[Charts and diagrams as code]
>>>>>
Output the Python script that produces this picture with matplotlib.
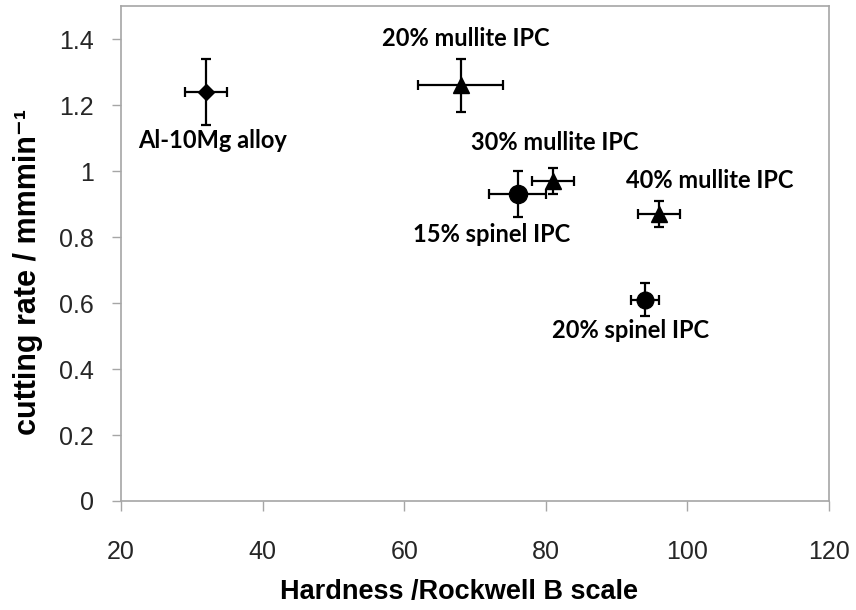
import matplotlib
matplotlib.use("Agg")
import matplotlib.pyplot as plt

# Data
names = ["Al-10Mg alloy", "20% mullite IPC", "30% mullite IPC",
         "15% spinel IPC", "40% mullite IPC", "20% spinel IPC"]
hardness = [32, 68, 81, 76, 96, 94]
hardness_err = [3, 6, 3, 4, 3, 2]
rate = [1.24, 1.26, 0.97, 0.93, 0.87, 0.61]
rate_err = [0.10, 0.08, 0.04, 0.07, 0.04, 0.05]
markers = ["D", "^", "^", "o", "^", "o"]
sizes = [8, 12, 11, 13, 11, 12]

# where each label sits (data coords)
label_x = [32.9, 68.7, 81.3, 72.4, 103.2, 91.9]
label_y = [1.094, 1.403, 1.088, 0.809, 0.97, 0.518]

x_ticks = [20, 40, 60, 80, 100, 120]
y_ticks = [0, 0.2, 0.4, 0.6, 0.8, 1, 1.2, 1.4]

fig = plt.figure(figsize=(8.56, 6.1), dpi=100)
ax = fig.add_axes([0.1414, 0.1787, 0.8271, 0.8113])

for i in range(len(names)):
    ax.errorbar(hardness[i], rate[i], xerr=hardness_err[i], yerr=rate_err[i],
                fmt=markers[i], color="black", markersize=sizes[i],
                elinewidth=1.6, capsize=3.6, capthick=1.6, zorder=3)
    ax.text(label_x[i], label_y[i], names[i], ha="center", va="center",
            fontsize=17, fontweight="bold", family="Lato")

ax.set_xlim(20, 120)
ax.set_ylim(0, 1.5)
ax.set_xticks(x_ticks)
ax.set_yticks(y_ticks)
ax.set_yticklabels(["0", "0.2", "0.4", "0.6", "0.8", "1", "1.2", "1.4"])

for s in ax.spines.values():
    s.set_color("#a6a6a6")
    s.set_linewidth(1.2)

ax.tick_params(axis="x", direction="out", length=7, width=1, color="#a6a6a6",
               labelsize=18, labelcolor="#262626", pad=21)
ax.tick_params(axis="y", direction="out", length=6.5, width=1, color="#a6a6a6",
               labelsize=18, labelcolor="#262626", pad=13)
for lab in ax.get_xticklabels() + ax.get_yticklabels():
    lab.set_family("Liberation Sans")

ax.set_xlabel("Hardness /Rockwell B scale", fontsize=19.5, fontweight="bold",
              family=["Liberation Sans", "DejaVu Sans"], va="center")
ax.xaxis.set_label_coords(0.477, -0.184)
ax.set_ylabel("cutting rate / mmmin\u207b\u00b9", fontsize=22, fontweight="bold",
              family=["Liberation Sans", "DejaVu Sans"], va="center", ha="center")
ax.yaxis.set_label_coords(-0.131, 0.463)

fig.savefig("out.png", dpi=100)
<<<<<
>>>>>
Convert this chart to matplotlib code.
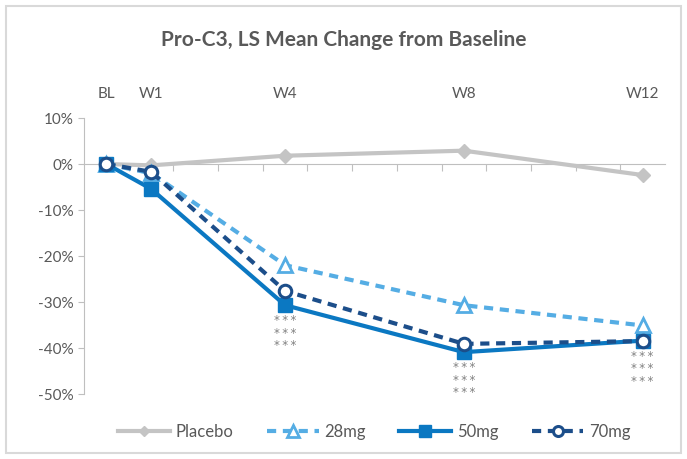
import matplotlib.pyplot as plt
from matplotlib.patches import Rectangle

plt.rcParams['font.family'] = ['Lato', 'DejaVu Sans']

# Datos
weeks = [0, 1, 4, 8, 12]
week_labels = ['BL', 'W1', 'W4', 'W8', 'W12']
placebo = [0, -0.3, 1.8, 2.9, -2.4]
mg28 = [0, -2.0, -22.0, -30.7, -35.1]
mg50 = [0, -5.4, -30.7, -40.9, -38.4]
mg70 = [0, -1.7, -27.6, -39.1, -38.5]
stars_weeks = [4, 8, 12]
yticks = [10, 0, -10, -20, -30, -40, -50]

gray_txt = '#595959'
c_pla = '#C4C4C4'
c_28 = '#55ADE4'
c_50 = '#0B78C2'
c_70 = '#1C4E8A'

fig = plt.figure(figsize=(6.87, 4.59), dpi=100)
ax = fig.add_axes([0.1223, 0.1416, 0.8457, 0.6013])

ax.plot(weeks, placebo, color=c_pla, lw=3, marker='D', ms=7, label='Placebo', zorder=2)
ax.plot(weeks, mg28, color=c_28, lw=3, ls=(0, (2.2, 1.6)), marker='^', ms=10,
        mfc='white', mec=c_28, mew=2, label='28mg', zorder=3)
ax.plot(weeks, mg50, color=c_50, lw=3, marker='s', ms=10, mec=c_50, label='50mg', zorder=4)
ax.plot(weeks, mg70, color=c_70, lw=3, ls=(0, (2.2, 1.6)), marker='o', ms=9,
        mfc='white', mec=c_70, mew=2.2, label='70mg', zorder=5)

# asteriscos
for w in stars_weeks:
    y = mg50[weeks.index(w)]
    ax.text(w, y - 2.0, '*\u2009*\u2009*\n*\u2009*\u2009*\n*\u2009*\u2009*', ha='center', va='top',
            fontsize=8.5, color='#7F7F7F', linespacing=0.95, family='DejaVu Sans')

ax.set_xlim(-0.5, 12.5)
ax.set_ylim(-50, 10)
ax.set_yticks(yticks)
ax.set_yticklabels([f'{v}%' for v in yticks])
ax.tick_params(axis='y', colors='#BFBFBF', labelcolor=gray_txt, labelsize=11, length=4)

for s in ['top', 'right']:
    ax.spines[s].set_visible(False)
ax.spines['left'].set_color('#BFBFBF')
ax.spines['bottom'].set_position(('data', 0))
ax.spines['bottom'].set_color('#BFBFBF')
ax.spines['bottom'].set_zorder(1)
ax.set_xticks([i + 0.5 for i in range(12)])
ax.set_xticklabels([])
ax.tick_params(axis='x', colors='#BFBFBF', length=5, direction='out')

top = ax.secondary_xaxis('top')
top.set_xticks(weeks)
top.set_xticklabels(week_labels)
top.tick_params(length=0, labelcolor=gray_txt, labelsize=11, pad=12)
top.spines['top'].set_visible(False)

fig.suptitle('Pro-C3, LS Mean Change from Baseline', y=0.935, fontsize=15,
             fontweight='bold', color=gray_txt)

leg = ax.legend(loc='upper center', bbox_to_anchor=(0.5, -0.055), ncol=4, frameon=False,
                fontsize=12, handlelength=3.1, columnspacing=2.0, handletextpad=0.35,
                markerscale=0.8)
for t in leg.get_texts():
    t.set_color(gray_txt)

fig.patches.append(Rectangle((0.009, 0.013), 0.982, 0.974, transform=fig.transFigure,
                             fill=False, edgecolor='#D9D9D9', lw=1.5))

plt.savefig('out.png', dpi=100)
<<<<<
→ **Written task**
Within the entries above, give again exactly the lines starting at the one that contains "Convert this chart to matplotlib code." and ending at the one that contains "ax = fig.add_axes([0.1223, 0.1416, 0.8457, 0.6013])", leaving out the pictures.

→ **Correct response**
Convert this chart to matplotlib code.
import matplotlib.pyplot as plt
from matplotlib.patches import Rectangle

plt.rcParams['font.family'] = ['Lato', 'DejaVu Sans']

# Datos
weeks = [0, 1, 4, 8, 12]
week_labels = ['BL', 'W1', 'W4', 'W8', 'W12']
placebo = [0, -0.3, 1.8, 2.9, -2.4]
mg28 = [0, -2.0, -22.0, -30.7, -35.1]
mg50 = [0, -5.4, -30.7, -40.9, -38.4]
mg70 = [0, -1.7, -27.6, -39.1, -38.5]
stars_weeks = [4, 8, 12]
yticks = [10, 0, -10, -20, -30, -40, -50]

gray_txt = '#595959'
c_pla = '#C4C4C4'
c_28 = '#55ADE4'
c_50 = '#0B78C2'
c_70 = '#1C4E8A'

fig = plt.figure(figsize=(6.87, 4.59), dpi=100)
ax = fig.add_axes([0.1223, 0.1416, 0.8457, 0.6013])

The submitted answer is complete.